Let’s start with meat. One of the best things about being a man is being able to enjoy a good steak cooked medium. Or venison. Or elk. Of course, enjoying a good slab of ribs isn’t exclusive to men. But I certainly don’t mind the stereotype.

Of course, there’s vegetarianism too. It’s not my personal choice, but I’m sure there are manly vegetarians out there. Maybe they’re even manlier because they don’t need a carnivorous diet to be the epitome of machismo. I don’t know.

Some crude and insensitive people might be thinking, “You’re totally wrong, vegetarians are so gay,” to which I say, gay guys are definitely manly. Heck, they love masculinity so much that it’s what they look for in a companion. And I dig that. Again, not my personal fandango, but I still respect that as an awesome addition to our “man-ily” (man family).

Another thing that I take joy in is the efficiency with which we men can go to the bathroom. Not only can we do our business efficiently, but it can even be fun. For you ladies who don’t really understand, have you ever played that amusement park game where you fire the water pistol onto the target and try to get your player to the top? That’s the old-fashioned entertainment that we get to enjoy every time we go to the bathroom.

Then there’s babies. I love babies. The whole majesty of childbirth truly is a miracle. And women have such strength when it comes to carrying a child for nine long months; I could never even imagine that. Then again, I never have to – because I’m a man.

(If my future wife – or baby mama – is reading this, then don’t worry, honey, I’ll be there for you every step of the way.)

Yes, these are all the majesties of masculinity. But there are, of course, disadvantages too. Our main flaw is simplicity of thought. The male mind is notoriously simple. There are some men who claim a higher degree of complexity; these men lie.

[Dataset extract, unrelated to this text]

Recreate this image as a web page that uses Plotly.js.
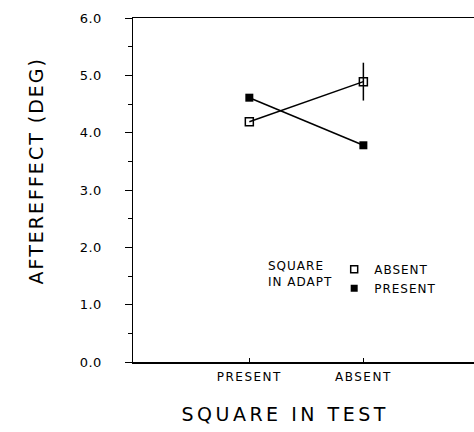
<!DOCTYPE html>
<html>
<head>
<meta charset="utf-8">
<script src="https://cdn.plot.ly/plotly-3.0.1.min.js"></script>
<style>
html,body{margin:0;padding:0;background:#fff;}
#chart{width:474px;height:432px;}
.annotation-text{letter-spacing:1px;}
.xtick text{letter-spacing:1.5px;}
.ytick text{letter-spacing:0.5px;}
.legendtext{letter-spacing:1px;}
</style>
</head>
<body>
<div id="chart"></div>
<script>
// Categories: square in test
var testCategories = ['PRESENT', 'ABSENT'];
// Series: square in adapt
var absentAdaptValues = [4.19, 4.89];
var absentAdaptErrors = [0, 0.33];
var presentAdaptValues = [4.61, 3.78];
var seriesNames = ['ABSENT', 'PRESENT'];
var yTickVals = [0, 1, 2, 3, 4, 5, 6];

var FONT = 'DejaVu Sans, Liberation Sans, sans-serif';

var traces = [
  {
    x: testCategories, y: absentAdaptValues, type: 'scatter', mode: 'lines+markers',
    line: {color: '#000', width: 1.5},
    marker: {symbol: 'square-open', size: 8, color: '#000', line: {width: 1.5, color: '#000'}},
    error_y: {type: 'data', array: absentAdaptErrors, visible: true, color: '#000', thickness: 1.5, width: 0},
    showlegend: false, cliponaxis: false
  },
  {
    x: testCategories, y: presentAdaptValues, type: 'scatter', mode: 'lines+markers',
    line: {color: '#000', width: 1.5},
    marker: {symbol: 'square', size: 8, color: '#000'},
    showlegend: false, cliponaxis: false
  },
  {
    x: [null], y: [null], type: 'scatter', mode: 'markers', name: seriesNames[0],
    marker: {symbol: 'square-open', size: 7, color: '#000', line: {width: 1.5, color: '#000'}},
    showlegend: true
  },
  {
    x: [null], y: [null], type: 'scatter', mode: 'markers', name: seriesNames[1],
    marker: {symbol: 'square', size: 7, color: '#000'},
    showlegend: true
  }
];

var layout = {
  width: 474, height: 432,
  margin: {l: 133, r: 0, t: 18, b: 70, pad: 0},
  paper_bgcolor: '#fff', plot_bgcolor: '#fff',
  font: {family: FONT, color: '#000', size: 12},
  showlegend: true,
  legend: {
    x: 0.59, y: 0.312, xanchor: 'left', yanchor: 'top',
    bgcolor: 'rgba(0,0,0,0)', borderwidth: 0,
    font: {family: FONT, size: 12, color: '#000'},
    tracegroupgap: 0, itemwidth: 30
  },
  xaxis: {
    type: 'category', range: [-1.02, 1.97],
    showline: true, linecolor: '#000', linewidth: 1.5, mirror: true,
    showgrid: false, zeroline: false,
    ticks: 'inside', ticklen: 4, tickcolor: '#000', tickwidth: 1,
    tickfont: {family: FONT, size: 12, color: '#000'},
    ticklabelstandoff: 3
  },
  yaxis: {
    range: [0, 6], tickvals: yTickVals, tickformat: '.1f',
    showline: true, linecolor: '#000', linewidth: 1.5,
    showgrid: false, zeroline: false,
    ticks: 'outside', ticklen: 7, tickcolor: '#000', tickwidth: 1,
    minor: {dtick: 0.5, ticks: 'outside', ticklen: 4, tickcolor: '#000', tickwidth: 1, showgrid: false},
    tickfont: {family: FONT, size: 13, color: '#000'},
    ticklabelstandoff: 20
  },
  annotations: [
    {text: 'AFTEREFFECT (DEG)', textangle: -90, xref: 'paper', yref: 'paper',
     x: -0.285, y: 0.555, xanchor: 'center', yanchor: 'middle', showarrow: false,
     font: {family: FONT, size: 19, color: '#000'}},
    {text: 'SQUARE IN TEST', xref: 'paper', yref: 'paper',
     x: 0.445, y: -0.151, xanchor: 'center', yanchor: 'middle', showarrow: false,
     font: {family: FONT, size: 19, color: '#000'}},
    {text: 'SQUARE<br>IN ADAPT', xref: 'paper', yref: 'paper', align: 'left',
     x: 0.39, y: 0.306, xanchor: 'left', yanchor: 'top', showarrow: false,
     font: {family: FONT, size: 12, color: '#000'}}
  ]
};

Plotly.newPlot('chart', traces, layout, {displayModeBar: false, staticPlot: true}).then(function(){
  var ann = document.querySelectorAll('.annotation-text');
  if (ann[0]) ann[0].style.letterSpacing = '2px';
  if (ann[1]) ann[1].style.letterSpacing = '3.5px';
});
</script>
</body>
</html>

A great demonstration of this simplicity is when a coed couple gets into a fight.

I once heard a male comedian keenly observe that women cheat the rules when they fight with their men, because they do something that men simply can’t do – they use their brains.

A sad truth, but a truth nonetheless. Men, no matter how much we plan our arguments ahead of time, we must acknowledge that women will always win. They are just smarter.

Sure, we claim gender to some of the greatest minds in history – Aristotle, Einstein, Hawking – but I imagine even these brilliant thinkers would admit that the women in their lives were the frequent argumentative victors.

Don’t believe me? Picture this: It’s a warm day in ancient Greece, and Aristotle has just formulated the basis of modern argumentation. He gets home that night in the mood to relax with some nice baklava and beer. That’s when his wife comes in and furiously says to him, “Do you remember what today is?” Strike one, Aristotle.

Aristotle realizes his mistake. Quickly drawing upon the day’s work, he formulates an appeal to logic – She’s mad; I don’t actually remember what day it is; I have to come up with something quick or else I’m in trouble; therefore, it must be our anniversary. By all accounts weak premises, but let’s not forget that Aristotle is man, and therefore simple. “Great Pillars of Parthenon, I forgot our anniversary!” he thinks. Strike two, Aristotle.

“By the beard of Zeus, of course I know what day it is,” he lies. “Happy anniversary, dear.”

“It’s my birthday,” she says. Strike three, Aristotle; you’re out. He never stood a chance in Hades. His mistake wasn’t so much in forgetting the day – a woman’s capacity to forgive is wonderful; no, his mistake was thinking he could win with a lie. Albeit, a common mistake among men, it guarantees a loss.

My father, being the good mentor he is, gave me these wise words: “Son, you are a man – you can be right, or you can be happy.”

I don’t always choose wisely. But at the end of the day, at least I can pee standing up.